In April 2005, work by scientists at the University of Pittsburgh, US, suggested that Roundup is lethal to lifeforms other than plants – in this case amphibians. In an extensive study on the effects of pesticides on these ‘non-target’ organisms in a natural setting, the researchers found that Roundup caused a 70 per cent decline in amphibian biodiversity and an 86 per cent decline in the total mass of tadpoles. Leopard frog tadpoles and gray tree frog tadpoles were nearly eliminated by exposure to the herbicide.

Monsanto disputed the findings, saying Roundup was not intended for waterways, but this is hardly a relevant argument. Because of its widespread use, Roundup can be found in most waterways as a result of runoff – and it has the potential also to contaminate surface waters. In fact, in one 1998 survey Roundup was reported to have been found in surface water in the Netherlands, in wells sited under electrical substations that had been treated with glyphosate, in seven US wells (one in Texas, six in Virginia) and in forest streams in Oregon and Washington.

You don’t have to go to a specialist garden centre to buy Roundup weedkiller; it is sold in the garden section of most supermarkets. The choice – buy a weedkiller and kill a weed – seems simple on the surface, but when you buy a product such as Roundup you are buying into a whole host of other issues – worldwide pesticide contamination, loss of biodiversity, increases in ill health and the support of GM crops – you may never had dreamed of.

Roundup reactions

Many people reason that Roundup would not be on sale if it weren’t safe, or that it is safe as long as you use it according to the manufacturer’s instructions. However,
accumulating data suggests neither assumption is correct.

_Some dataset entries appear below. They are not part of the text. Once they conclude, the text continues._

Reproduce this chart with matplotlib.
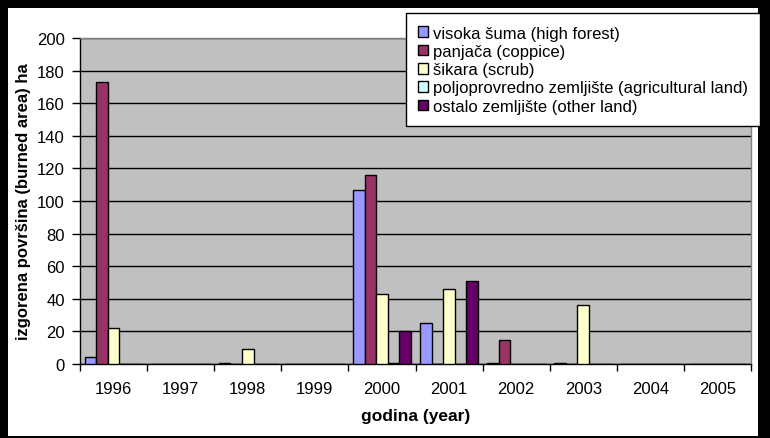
import numpy as np
import matplotlib.pyplot as plt
from matplotlib.patches import Rectangle

plt.rcParams['font.family'] = ['Liberation Sans', 'DejaVu Sans']

years = ['1996', '1997', '1998', '1999', '2000', '2001', '2002', '2003', '2004', '2005']
high_forest = [4, 0, 0.8, 0, 107, 25, 0.7, 0.8, 0, 0]
coppice = [173, 0, 0, 0, 116, 0, 15, 0, 0, 0]
scrub = [22, 0, 9, 0, 43, 46, 0, 36, 0, 0]
agricultural = [0, 0, 0, 0, 0.7, 0, 0, 0, 0, 0]
other_land = [0, 0, 0, 0, 20, 51, 0, 0, 0, 0]

series = [
    (high_forest, '#9999FF', 'visoka šuma (high forest)'),
    (coppice, '#993366', 'panjača (coppice)'),
    (scrub, '#FFFFCC', 'šikara (scrub)'),
    (agricultural, '#CCFFFF', 'poljoprovredno zemljište (agricultural land)'),
    (other_land, '#660066', 'ostalo zemljište (other land)'),
]

fig = plt.figure(figsize=(7.7, 4.39), dpi=100)
fig.patch.set_facecolor('black')
# white sheet inside the dark frame
fig.add_artist(Rectangle((8 / 770, 2 / 439), 750 / 770, 428 / 439,
                         transform=fig.transFigure, facecolor='white',
                         edgecolor='none', zorder=0))

ax = fig.add_axes([80 / 770, 1 - 365 / 439, 671 / 770, 326 / 439])
ax.set_facecolor('#C0C0C0')

x = np.arange(len(years))
w = 0.172
for i, (vals, col, lab) in enumerate(series):
    ax.bar(x + (i - 2) * w, vals, width=w, color=col, edgecolor='black',
           linewidth=1, label=lab, zorder=3)

ax.set_xlim(-0.5, 9.5)
ax.set_ylim(0, 200)
ax.set_yticks(range(0, 201, 20))
ax.yaxis.grid(True, color='black', linewidth=1, zorder=1)
ax.set_axisbelow(True)

ax.set_xticks(np.arange(-0.5, 10, 1))
ax.set_xticklabels([])
ax.set_xticks(x, minor=True)
ax.set_xticklabels(years, minor=True)
ax.tick_params(axis='x', which='major', length=5, width=1, direction='out')
ax.tick_params(axis='x', which='minor', length=0, pad=12, labelsize=12)
ax.tick_params(axis='y', length=6, width=1, pad=5, labelsize=12)

for s in ['left', 'bottom']:
    ax.spines[s].set_color('black')
    ax.spines[s].set_linewidth(1)
for s in ['top', 'right']:
    ax.spines[s].set_color('#808080')
    ax.spines[s].set_linewidth(1)

ax.set_xlabel('godina (year)', fontsize=12.5, fontweight='bold', labelpad=9)
ax.set_ylabel('izgorena površina (burned area) ha', fontsize=12,
              fontweight='bold', labelpad=4)

leg = fig.legend(loc='upper left', bbox_to_anchor=(406 / 770, 1 - 14 / 439),
                 fontsize=12, frameon=True, fancybox=False, borderpad=0.75,
                 handlelength=0.6, handleheight=0.6, handletextpad=0.25,
                 labelspacing=0.2, borderaxespad=0)
leg.get_frame().set_edgecolor('black')
leg.get_frame().set_linewidth(1)
leg.get_frame().set_alpha(1)

fig.savefig('out.png', dpi=100, facecolor='black')
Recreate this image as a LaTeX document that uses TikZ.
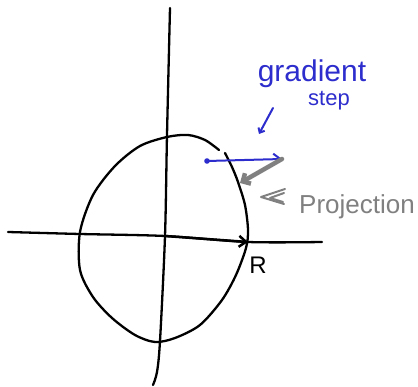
\documentclass[tikz,border=0pt]{standalone}
\usepackage{fontspec}
\setmainfont{Liberation Sans}
\usetikzlibrary{arrows.meta}
\definecolor{penblue}{RGB}{45,45,205}
\definecolor{pengray}{RGB}{128,128,128}
\begin{document}
\begin{tikzpicture}[x=1pt,y=-1pt,
        sketch/.style={line width=2.3pt, line cap=round, line join=round},
        bluepen/.style={sketch, penblue, line width=2pt},
        graypen/.style={sketch, pengray},
        barb/.style={-{Straight Barb[length=7pt,width=11pt]}}]
        \useasboundingbox (0,0) rectangle (418,387);

        % Coordinate axes
        \draw[sketch] plot[smooth] coordinates {(8,232) (80,234) (165,236) (248,242) (322,242)};
        \draw[sketch] plot[smooth] coordinates {(170,8) (167,135) (165,236) (160,341) (157,372) (153,385)};

        % Circle of radius R (with a small gap at the top right)
        \draw[sketch] plot[smooth] coordinates {(219,150) (205,140) (188,135) (167,137) (140,146)
            (115,166) (93,195) (80,232) (80,270) (93,297) (112,318) (135,335) (155,342) (175,338)
            (200,325) (222,300) (236,275) (246,248) (248,230) (245,205) (238,182) (232,167) (225,153)};

        % Radius
        \coordinate (O) at (165,236);
        \coordinate (Rpt) at (248,242);
        \draw[sketch, line width=2.5pt, barb] (O) -- (Rpt);
        \node[font=\fontsize{24}{24}\selectfont] (Rlabel) at (258,265) {R};

        % Gradient step
        \coordinate (x0) at (207,161);
        \coordinate (x1) at (282,159);
        \fill[penblue] (x0) circle (2.8pt);
        \draw[bluepen, barb] (x0) -- (x1);
        \node[penblue, font=\fontsize{30}{30}\selectfont] (grad) at (312,74) {gradient};
        \node[penblue, font=\fontsize{22}{22}\selectfont] (step) at (329,101) {step};
        \coordinate (g0) at (273,108);
        \coordinate (g1) at (259,134);
        \draw[bluepen, -{Straight Barb[length=4pt,width=7pt]}] (g0) -- (g1);

        % Projection back onto the circle
        \coordinate (proj) at (240,183);
        \draw[graypen, line width=4.5pt, -{Straight Barb[length=6pt,width=12pt]}] (x1) -- (proj);
        \draw[graypen, line width=2pt] (285,189) -- (261,197) -- (284,204);
        \draw[graypen, line width=2pt] (284,193) -- (270,198) -- (283,202);
        \node[pengray, font=\fontsize{26}{26}\selectfont] (projlabel) at (357,207) {Projection};
\end{tikzpicture}
\end{document}
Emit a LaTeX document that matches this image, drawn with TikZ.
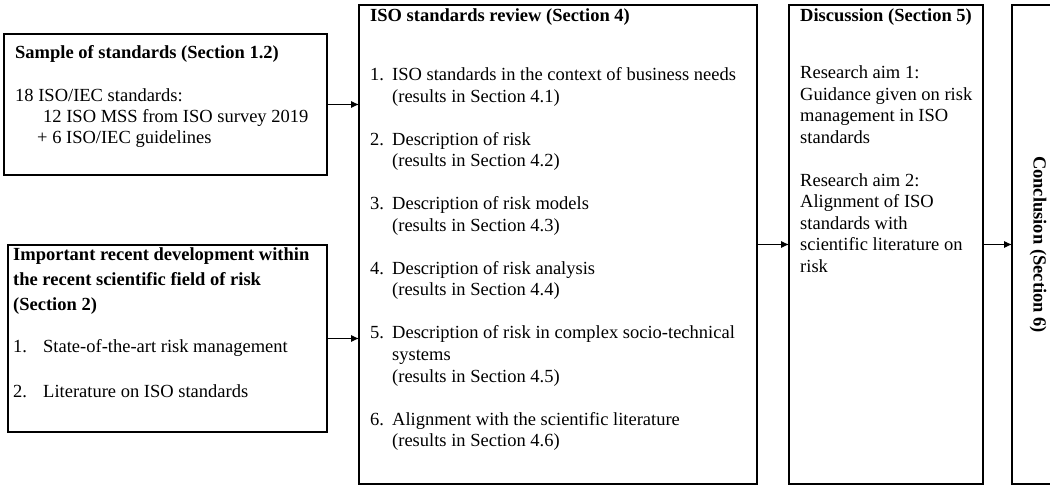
\documentclass[tikz,border=0pt]{standalone}
\usepackage{fontspec}
\setmainfont{Liberation Serif}
\usetikzlibrary{arrows.meta}

\begin{document}
\begin{tikzpicture}[x=1pt,y=-1pt,
  frame/.style={draw=black, line width=1.7pt, inner sep=0pt, outer sep=0pt},
  txt/.style={anchor=base west, inner sep=0pt, font=\fontsize{18.5}{21.5}\selectfont},
  ttl/.style={txt, font=\fontsize{18.5}{21.5}\selectfont\bfseries},
  link/.style={-{Latex[length=8pt,width=7pt]}, line width=0.9pt},
]
\useasboundingbox (0,0) rectangle (1050,486);

% frames
\node[frame, minimum width=323pt, minimum height=141pt] (sample) at (165.5,104.5) {};
\node[frame, minimum width=319pt, minimum height=187pt] (devel) at (167.5,338.5) {};
\node[frame, minimum width=398pt, minimum height=479pt] (review) at (558,244.5) {};
\node[frame, minimum width=194pt, minimum height=479pt] (disc) at (886,244.5) {};
\node[frame, minimum width=52pt, minimum height=479pt] (concl) at (1038,244.5) {};

% sample of standards
\node[ttl] (s0) at (15,59) {Sample of standards (Section 1.2)};
\node[txt] (s1) at (15,102) {18 ISO/IEC standards:};
\node[txt] (s2) at (43,123) {12 ISO MSS from ISO survey 2019};
\node[txt] (s3) at (37,144) {+ 6 ISO/IEC guidelines};

% recent development
\node[ttl] (d0) at (13,261) {Important recent development within};
\node[ttl] (d1) at (13,286) {the recent scientific field of risk};
\node[ttl] (d2) at (13,311) {(Section 2)};
\node[txt] (d3n) at (13,353) {1.};
\node[txt] (d3) at (43,353) {State-of-the-art risk management};
\node[txt] (d4n) at (13,398) {2.};
\node[txt] (d4) at (43,398) {Literature on ISO standards};

% ISO standards review
\node[ttl] (r0) at (370,22) {ISO standards review (Section 4)};
\node[txt] (r1n) at (370,81) {1.};
\node[txt] (r1) at (392,81) {ISO standards in the context of business needs};
\node[txt] (r1b) at (392,102.5) {(results in Section 4.1)};
\node[txt] (r2n) at (370,145.5) {2.};
\node[txt] (r2) at (392,145.5) {Description of risk};
\node[txt] (r2b) at (392,167) {(results in Section 4.2)};
\node[txt] (r3n) at (370,210) {3.};
\node[txt] (r3) at (392,210) {Description of risk models};
\node[txt] (r3b) at (392,231.5) {(results in Section 4.3)};
\node[txt] (r4n) at (370,274.5) {4.};
\node[txt] (r4) at (392,274.5) {Description of risk analysis};
\node[txt] (r4b) at (392,296) {(results in Section 4.4)};
\node[txt] (r5n) at (370,339) {5.};
\node[txt] (r5) at (392,339) {Description of risk in complex socio-technical};
\node[txt] (r5b) at (392,360.5) {systems};
\node[txt] (r5c) at (392,382) {(results in Section 4.5)};
\node[txt] (r6n) at (370,425) {6.};
\node[txt] (r6) at (392,425) {Alignment with the scientific literature};
\node[txt] (r6b) at (392,446.5) {(results in Section 4.6)};

% discussion
\node[ttl] (c0) at (800,22) {Discussion (Section 5)};
\node[txt] (c1) at (800,79) {Research aim 1:};
\node[txt] (c2) at (800,100.5) {Guidance given on risk};
\node[txt] (c3) at (800,122) {management in ISO};
\node[txt] (c4) at (800,143.5) {standards};
\node[txt] (c5) at (800,186.5) {Research aim 2:};
\node[txt] (c6) at (800,208) {Alignment of ISO};
\node[txt] (c7) at (800,229.5) {standards with};
\node[txt] (c8) at (800,251) {scientific literature on};
\node[txt] (c9) at (800,272.5) {risk};

% conclusion
\node[rotate=-90, inner sep=0pt, font=\fontsize{18.5}{21.5}\selectfont\bfseries] (ct) at (concl.center) {Conclusion (Section 6)};

% connectors
\draw[link] (sample.east) -- (sample.east -| review.west);
\draw[link] (devel.east) -- (devel.east -| review.west);
\draw[link] (review.east) -- (disc.west);
\draw[link] (disc.east) -- (concl.west);
\end{tikzpicture}
\end{document}
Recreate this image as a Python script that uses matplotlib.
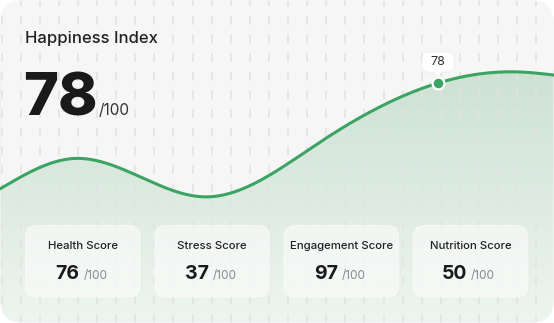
import numpy as np
import matplotlib
matplotlib.use('Agg')
import matplotlib.pyplot as plt
from matplotlib.patches import FancyBboxPatch, Polygon
from matplotlib.colors import LinearSegmentedColormap

plt.rcParams['font.family'] = ['Inter', 'DejaVu Sans']

# data
title = 'Happiness Index'
index_value = 78
index_max = 100
curve_x = [0, 75, 205, 320, 438, 520, 554]
curve_y = [43.6, 53.5, 41.0, 58.8, 78, 81.6, 80.6]
marked_idx = 4
score_labels = ['Health Score', 'Stress Score', 'Engagement Score', 'Nutrition Score']
score_values = [76, 37, 97, 50]

W, H = 554, 323
GREEN = '#3ca463'


def natural_spline(x, y, xs):
    x = np.asarray(x, float)
    y = np.asarray(y, float)
    n = len(x)
    h = np.diff(x)
    A = np.zeros((n, n))
    b = np.zeros(n)
    A[0, 0] = A[-1, -1] = 1
    for i in range(1, n - 1):
        A[i, i - 1] = h[i - 1]
        A[i, i] = 2 * (h[i - 1] + h[i])
        A[i, i + 1] = h[i]
        b[i] = 6 * ((y[i + 1] - y[i]) / h[i] - (y[i] - y[i - 1]) / h[i - 1])
    M = np.linalg.solve(A, b)
    idx = np.clip(np.searchsorted(x, xs) - 1, 0, n - 2)
    x0, x1 = x[idx], x[idx + 1]
    hh = h[idx]
    return (M[idx] * (x1 - xs) ** 3 / (6 * hh) + M[idx + 1] * (xs - x0) ** 3 / (6 * hh)
            + (y[idx] / hh - M[idx] * hh / 6) * (x1 - xs)
            + (y[idx + 1] / hh - M[idx + 1] * hh / 6) * (xs - x0))


fig = plt.figure(figsize=(W / 100, H / 100), dpi=100)
fig.patch.set_facecolor('white')

# background card (pixel coords)
bg = fig.add_axes([0, 0, 1, 1])
bg.set_xlim(0, W)
bg.set_ylim(H, 0)
bg.axis('off')
card = FancyBboxPatch((0.5, 0.5), W - 1, H - 1, boxstyle='round,pad=0,rounding_size=22',
                      fc='#f6f6f6', ec='none')
bg.add_patch(card)

# chart axes
ax = fig.add_axes([0, 0, 1, 1])
ax.set_xlim(0, W)
ax.set_ylim(0, 105)
ax.axis('off')
ax.patch.set_alpha(0)

xs = np.linspace(curve_x[0], curve_x[-1], 600)
ys = natural_spline(curve_x, curve_y, xs)

cmap = LinearSegmentedColormap.from_list('g', ['#eef5f0', '#cde1d3'])
grad = np.linspace(0, 1, 256).reshape(-1, 1)
im = ax.imshow(grad, extent=(0, W, 0, 82), origin='lower', aspect='auto', cmap=cmap, zorder=1)
im.set_clip_path(card)
top = ax.fill_between(xs, ys, 105, color='#f6f6f6', lw=0, zorder=2)
top.set_clip_path(card)

# dashed vertical grid
grid_x = np.arange(1.5, W, 19.1)
gl = ax.vlines(grid_x, 0, 105, colors='#e2e2e2', linewidth=1.1, zorder=3)
gl.set_linestyle((0, (5.8, 6.4)))
gl.set_clip_path(card)

ax.plot(xs, ys, color=GREEN, lw=2.2, zorder=4, solid_capstyle='round')
mx, my = curve_x[marked_idx], curve_y[marked_idx]
ax.plot([mx], [my], 'o', ms=8.5, mfc=GREEN, mec='white', mew=1.6, zorder=6)

# foreground (pixel coords)
fg = fig.add_axes([0, 0, 1, 1])
fg.set_xlim(0, W)
fg.set_ylim(H, 0)
fg.axis('off')
fg.patch.set_alpha(0)

# tooltip
dx, dy = ax.transData.transform((mx, my))
px, py = dx, H - dy
tip = FancyBboxPatch((px - 16, py - 31), 32, 20, boxstyle='round,pad=0,rounding_size=6',
                     fc='white', ec=(0, 0, 0, 0.05), lw=0.6, zorder=5)
fg.add_patch(tip)
fg.add_patch(Polygon([(px - 4, py - 11.4), (px + 4, py - 11.4), (px, py - 7.5)],
                     closed=True, fc='white', ec='none', zorder=6))
fg.text(px, py - 21, str(my), ha='center', va='center', fontsize=9, color='#333333', zorder=7)

# headline
fg.text(25, 43, title, fontsize=12, color='#222222', fontweight='medium', va='baseline')
fg.text(23, 115, str(index_value), fontsize=43, color='#1a1a1a', fontweight='heavy', va='baseline')
fg.text(99, 115, '/' + str(index_max), fontsize=11, color='#333333', va='baseline')

# score cards
card_w, card_h, gap = 116, 73, 13.2
for i, (lab, val) in enumerate(zip(score_labels, score_values)):
    x0 = 25 + i * (card_w + gap)
    fg.add_patch(FancyBboxPatch((x0 + 1, 226), card_w, card_h, boxstyle='round,pad=0,rounding_size=12',
                                fc=(0.2, 0.35, 0.25, 0.025), ec='none', zorder=2))
    fg.add_patch(FancyBboxPatch((x0, 225), card_w, card_h, boxstyle='round,pad=0,rounding_size=12',
                                fc=(1, 1, 1, 0.62), ec='none', zorder=3))
    cx = x0 + card_w / 2
    fg.text(cx, 246, lab, ha='center', va='center', fontsize=8.2, color='#222222',
            fontweight='medium', zorder=4)
    fg.text(cx - 3.5, 279, str(val), ha='right', va='baseline', fontsize=14, color='#1a1a1a',
            fontweight='bold', zorder=4)
    fg.text(cx + 0.5, 279, '/' + str(index_max), ha='left', va='baseline', fontsize=8.5,
            color='#8a8a8a', zorder=4)

fig.savefig('out.png', dpi=100, facecolor='white')
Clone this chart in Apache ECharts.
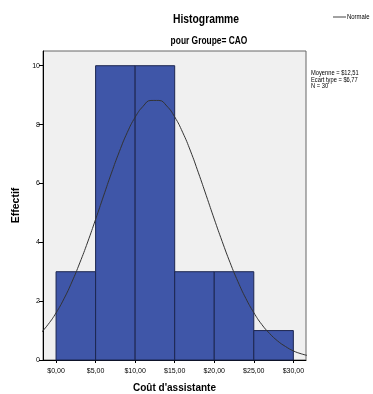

Short-term exposure to glyphosate can cause breathing difficulties, loss of muscle control and convulsions. Farm workers exposed even to small amounts of Roundup – by rubbing an eye, for example – report swelling of the eye, eyelid or face, a rapid heartbeat and elevated blood pressure, all as a result of the residues transferred from
the hands after touching leaky equipment. Accidental drenching is known to cause eczema of the hands and arms that can last for months.

Roundup has never been fully tested for its cancer-causing potential. Although the US Environmental Protection Agency classifies glyphosate as a Group E Oncogen (no evidence of carcinogenicity in humans) this only because of ‘a lack of convincing evidence of carcinogenicity in adequate studies with two animal species, rat and mouse’ – in other words, the judgement is based on a limited number of studies of a limited number of non-human subjects.